::: INFORMATION PROVIDED
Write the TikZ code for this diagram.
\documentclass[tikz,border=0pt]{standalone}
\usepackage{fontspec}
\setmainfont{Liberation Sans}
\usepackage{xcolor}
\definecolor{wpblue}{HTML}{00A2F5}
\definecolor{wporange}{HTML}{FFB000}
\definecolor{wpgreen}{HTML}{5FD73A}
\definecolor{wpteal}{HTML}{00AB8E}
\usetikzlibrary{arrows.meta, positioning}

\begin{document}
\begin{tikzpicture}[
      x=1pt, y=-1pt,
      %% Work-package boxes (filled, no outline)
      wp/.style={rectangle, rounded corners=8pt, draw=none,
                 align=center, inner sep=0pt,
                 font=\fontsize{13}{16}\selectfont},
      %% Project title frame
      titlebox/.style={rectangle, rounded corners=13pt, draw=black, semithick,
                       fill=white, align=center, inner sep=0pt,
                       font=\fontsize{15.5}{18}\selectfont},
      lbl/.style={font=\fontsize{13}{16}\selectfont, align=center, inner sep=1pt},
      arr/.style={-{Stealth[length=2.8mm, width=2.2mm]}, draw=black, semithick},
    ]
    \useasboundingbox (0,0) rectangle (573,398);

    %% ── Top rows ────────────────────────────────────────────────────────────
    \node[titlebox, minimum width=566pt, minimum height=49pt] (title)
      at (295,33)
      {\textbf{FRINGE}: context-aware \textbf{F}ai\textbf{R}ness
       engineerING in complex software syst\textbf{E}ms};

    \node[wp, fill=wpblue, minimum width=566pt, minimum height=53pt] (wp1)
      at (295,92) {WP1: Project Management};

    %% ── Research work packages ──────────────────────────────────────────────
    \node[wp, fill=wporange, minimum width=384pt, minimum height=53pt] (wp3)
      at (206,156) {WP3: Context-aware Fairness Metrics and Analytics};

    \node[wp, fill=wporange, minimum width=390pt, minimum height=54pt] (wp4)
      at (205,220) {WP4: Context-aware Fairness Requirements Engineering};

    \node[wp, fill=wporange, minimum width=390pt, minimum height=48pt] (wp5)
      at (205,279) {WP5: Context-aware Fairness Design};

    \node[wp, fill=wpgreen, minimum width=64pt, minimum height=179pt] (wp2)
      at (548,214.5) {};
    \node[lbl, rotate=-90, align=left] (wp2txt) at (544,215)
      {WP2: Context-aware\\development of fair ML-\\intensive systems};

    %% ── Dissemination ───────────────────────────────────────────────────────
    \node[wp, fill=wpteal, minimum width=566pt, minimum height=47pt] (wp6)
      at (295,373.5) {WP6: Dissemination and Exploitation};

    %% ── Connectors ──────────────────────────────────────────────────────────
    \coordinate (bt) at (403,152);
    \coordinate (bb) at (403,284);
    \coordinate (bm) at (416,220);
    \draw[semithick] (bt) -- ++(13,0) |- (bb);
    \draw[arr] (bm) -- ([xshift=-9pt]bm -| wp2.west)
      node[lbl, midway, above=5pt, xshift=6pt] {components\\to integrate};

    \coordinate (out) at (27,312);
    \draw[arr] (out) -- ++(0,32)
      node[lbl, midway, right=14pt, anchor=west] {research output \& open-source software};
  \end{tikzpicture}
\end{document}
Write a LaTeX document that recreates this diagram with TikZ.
::::::
**CHALLENGE:** Reproduce the full listing above, character for character.

**SOLUTION TO THIS TASK:**
Write the TikZ code for this diagram.
\documentclass[tikz,border=0pt]{standalone}
\usepackage{fontspec}
\setmainfont{Liberation Sans}
\usepackage{xcolor}
\definecolor{wpblue}{HTML}{00A2F5}
\definecolor{wporange}{HTML}{FFB000}
\definecolor{wpgreen}{HTML}{5FD73A}
\definecolor{wpteal}{HTML}{00AB8E}
\usetikzlibrary{arrows.meta, positioning}

\begin{document}
\begin{tikzpicture}[
      x=1pt, y=-1pt,
      %% Work-package boxes (filled, no outline)
      wp/.style={rectangle, rounded corners=8pt, draw=none,
                 align=center, inner sep=0pt,
                 font=\fontsize{13}{16}\selectfont},
      %% Project title frame
      titlebox/.style={rectangle, rounded corners=13pt, draw=black, semithick,
                       fill=white, align=center, inner sep=0pt,
                       font=\fontsize{15.5}{18}\selectfont},
      lbl/.style={font=\fontsize{13}{16}\selectfont, align=center, inner sep=1pt},
      arr/.style={-{Stealth[length=2.8mm, width=2.2mm]}, draw=black, semithick},
    ]
    \useasboundingbox (0,0) rectangle (573,398);

    %% ── Top rows ────────────────────────────────────────────────────────────
    \node[titlebox, minimum width=566pt, minimum height=49pt] (title)
      at (295,33)
      {\textbf{FRINGE}: context-aware \textbf{F}ai\textbf{R}ness
       engineerING in complex software syst\textbf{E}ms};

    \node[wp, fill=wpblue, minimum width=566pt, minimum height=53pt] (wp1)
      at (295,92) {WP1: Project Management};

    %% ── Research work packages ──────────────────────────────────────────────
    \node[wp, fill=wporange, minimum width=384pt, minimum height=53pt] (wp3)
      at (206,156) {WP3: Context-aware Fairness Metrics and Analytics};

    \node[wp, fill=wporange, minimum width=390pt, minimum height=54pt] (wp4)
      at (205,220) {WP4: Context-aware Fairness Requirements Engineering};

    \node[wp, fill=wporange, minimum width=390pt, minimum height=48pt] (wp5)
      at (205,279) {WP5: Context-aware Fairness Design};

    \node[wp, fill=wpgreen, minimum width=64pt, minimum height=179pt] (wp2)
      at (548,214.5) {};
    \node[lbl, rotate=-90, align=left] (wp2txt) at (544,215)
      {WP2: Context-aware\\development of fair ML-\\intensive systems};

    %% ── Dissemination ───────────────────────────────────────────────────────
    \node[wp, fill=wpteal, minimum width=566pt, minimum height=47pt] (wp6)
      at (295,373.5) {WP6: Dissemination and Exploitation};

    %% ── Connectors ──────────────────────────────────────────────────────────
    \coordinate (bt) at (403,152);
    \coordinate (bb) at (403,284);
    \coordinate (bm) at (416,220);
    \draw[semithick] (bt) -- ++(13,0) |- (bb);
    \draw[arr] (bm) -- ([xshift=-9pt]bm -| wp2.west)
      node[lbl, midway, above=5pt, xshift=6pt] {components\\to integrate};

    \coordinate (out) at (27,312);
    \draw[arr] (out) -- ++(0,32)
      node[lbl, midway, right=14pt, anchor=west] {research output \& open-source software};
  \end{tikzpicture}
\end{document}
Write a LaTeX document that recreates this diagram with TikZ.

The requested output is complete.